No final, tinha muita gente que
vinha de outros lugares; então, metade da turma ia para a rua e ficava dançando
por lá, com muitos vizinhos gostando, e outros nem tanto, daquele movimento
alegre e jovial. Havia “alguns” que “melavam o pé” e caíam no jardim da casa,
depositando, nos vasos de flores, as comidas e bebidas sorvidas durante a
festa.
Num desses eventos, fui
convidado para me apresentar na rádio Difusora, aos sábados pela manhã, em um
programa que tocava músicas a pedido de ouvintes, através de carta ou
telefonema. Eu deveria atender aos telefonemas (tudo previamente combinado) e
dizer que a música escolhida seria complementada com alguns versinhos (selecionados
em conjunto com o programador), baseados naqueles feitos por mim e declamados
pelas mocinhas, nas brincadeiras dançantes.

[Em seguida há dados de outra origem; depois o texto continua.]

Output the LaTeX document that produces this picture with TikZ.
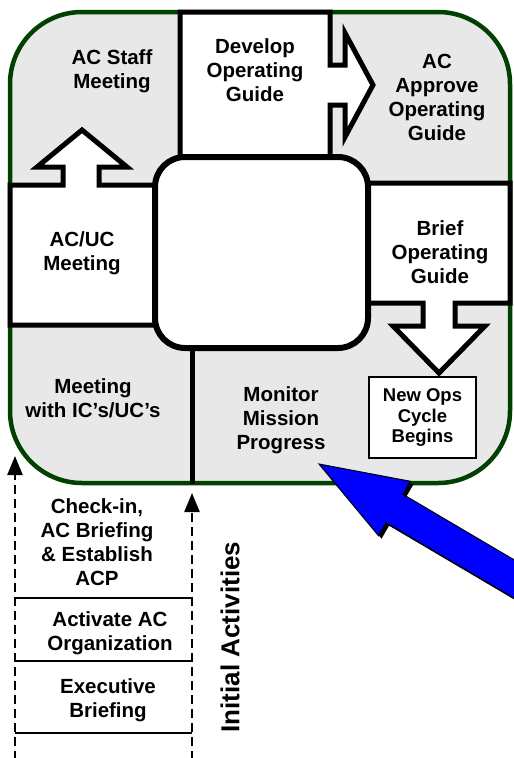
\documentclass[tikz,border=0pt]{standalone}
\usepackage{fontspec}
\setmainfont{Liberation Sans}
\usetikzlibrary{arrows.meta}
\definecolor{boardgreen}{RGB}{0,64,0}
\definecolor{panelgray}{RGB}{232,232,232}
\definecolor{arrowblue}{RGB}{0,0,255}
\begin{document}
\begin{tikzpicture}[x=1pt,y=-1pt,
  lbl/.style={align=center, inner sep=0pt, font=\fontsize{20.5}{24}\selectfont\bfseries},
  smalllbl/.style={align=center, inner sep=0pt, font=\fontsize{18.5}{20.5}\selectfont\bfseries},
  bigbox/.style={draw=black, line width=5pt, fill=white, line join=miter},
  dasharrow/.style={line width=2.4pt, dash pattern=on 9pt off 5pt, -{Triangle[length=19pt,width=15pt]}},
  divider/.style={line width=1.8pt}]
\useasboundingbox (0,0) rectangle (514,758);
\clip (0,0) rectangle (514,758);
% outer board
\draw[draw=boardgreen, fill=panelgray, line width=4.5pt, rounded corners=72pt] (10,12) rectangle (510,483);
% develop box with right arrow
\draw[bigbox] (180,12) -- (330,12) -- (330,65) -- (345,65) -- (345,33) -- (373,85) -- (345,137) -- (345,105) -- (330,105) -- (330,157) -- (180,157) -- cycle;
% AC/UC box with up arrow
\draw[bigbox] (10,185) -- (63,185) -- (63,167) -- (37,167) -- (82,130) -- (127,167) -- (99,167) -- (99,185) -- (155,185) -- (155,325) -- (10,325) -- cycle;
% brief box with down arrow
\draw[bigbox] (368,183) -- (510,183) -- (510,303) -- (455,303) -- (455,326) -- (485,326) -- (439,373) -- (393,326) -- (423,326) -- (423,303) -- (368,303) -- cycle;
% centre box
\draw[draw=black, line width=6pt, fill=white, rounded corners=30pt] (155,157) rectangle (368,348);
\coordinate (cbot) at (192,348);
\coordinate (bbot) at (192,484);
\draw[line width=5pt] (cbot) -- (bbot);
% new ops box
\node[smalllbl, draw=black, line width=2pt, fill=white, minimum width=107pt, minimum height=81pt] (newops) at (422.5,417.5) {New Ops\\Cycle\\Begins};
% labels
\node[lbl] (staff) at (112,71) {AC Staff\\Meeting};
\node[lbl] (develop) at (255,70) {Develop\\Operating\\Guide};
\node[lbl] (approve) at (437,97) {AC\\Approve\\Operating\\Guide};
\node[lbl] (acuc) at (82,253) {AC/UC\\Meeting};
\node[lbl] (brief) at (440,252) {Brief\\Operating\\Guide};
\node[lbl] (icuc) at (93,398) {Meeting\\with IC’s/UC’s};
\node[lbl] (monitor) at (281,420) {Monitor\\Mission\\Progress};
% initial activities
\node[lbl] (checkin) at (97,542) {Check-in,\\AC Briefing\\\& Establish\\ACP};
\node[lbl] (activate) at (110,633.5) {Activate AC\\Organization};
\node[lbl] (exec) at (108,700) {Executive\\Briefing};
\node[inner sep=0pt, font=\fontsize{26}{30}\selectfont\bfseries, rotate=90] (initial) at (230,637) {Initial Activities};
\coordinate (lbase) at (15,760);
\coordinate (ltip) at (15,456);
\coordinate (rbase) at (192,760);
\coordinate (rtip) at (192,493);
\draw[dasharrow] (lbase) -- (ltip);
\draw[dasharrow] (rbase) -- (rtip);
\coordinate (d1l) at (15,598); \coordinate (d1r) at (192,598);
\coordinate (d2l) at (15,661); \coordinate (d2r) at (192,661);
\coordinate (d3l) at (15,733); \coordinate (d3r) at (192,733);
\draw[divider] (d1l) -- (d1r);
\draw[divider] (d2l) -- (d2r);
\draw[divider] (d3l) -- (d3r);
% blue arrow with shadow
\fill[black, shift={(3,3)}] (319,464) -- (410.5,481.3) -- (402.9,494.3) -- (551.5,581.9) -- (534.7,610.3) -- (386.1,522.7) -- (378.5,535.7) -- cycle;
\draw[draw=black, fill=arrowblue, line width=1pt, line join=miter] (319,464) -- (410.5,481.3) -- (402.9,494.3) -- (551.5,581.9) -- (534.7,610.3) -- (386.1,522.7) -- (378.5,535.7) -- cycle;
\end{tikzpicture}
\end{document}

Eu topei logo de cara sabendo
que a minha recompensa era receber entradas para os cinemas, oferecidas pelos
cines Ypiranga e Marabá.
Antes de o programa ir para o ar, eu conversava com o locutor e programador
para colocar somente músicas Italianas, que era a “coqueluche” do momento, com
cantores maravilhosos da época, destacando alguns:
- John Foster –
Amore Scusami;
- Lorella Vital – Se Non Avessi Piu Te;
- Pino Donaggio – L’ultimo Romântico;
- Sérgio Endrigo – Canzone Per Te.
- Peppino Di Capri – Roberta;
- Luigi Tenco – Ho
Capito Che Ti Amo.
- Domenico Modugno
- Legata A Um Granello Di Sabbia, Piove e, Tu Si’Na Cosa Grande (Letra
abaixo):
Canta
Modugno:
Tu
si’’na cosa grande per me. – Você é uma coisa grande para mim.
‘Na
cosa Ca mi fà’nnamurà. – Uma coisa que me deixa apaixonado.
‘Na
cosa Che si tu guarda a me. – Uma coisa que você olha para mim.
Me ne
moro accussì guardanno a te. – Posso até morrer, assim, só olhando para você.
Vurria
sapé na cosa da te. – Queria saber uma coisa de você.
Percchè
cuanno te guardo accussì. – Se quando te olho assim.
Si pure
tu te siente morì. – Você também se sente morrer.
Nom me
o dice a num me fai capi. – Por que então não fala para mim?
Ma percchè.
– Por quê?
Esse foi o grande Modugno que eu apreciava tanto, com belíssimas
composições e um magnífico cantor. Chegou a vir ao Brasil onde se apresentou em
São Paulo e Rio com grande sucesso. Todas essas músicas e astros marcaram o fim
dos anos 50 e início dos 60, cuja época vivi, com muita alegria, sentindo, agora,
uma saudade imensa dos Anni Moderni.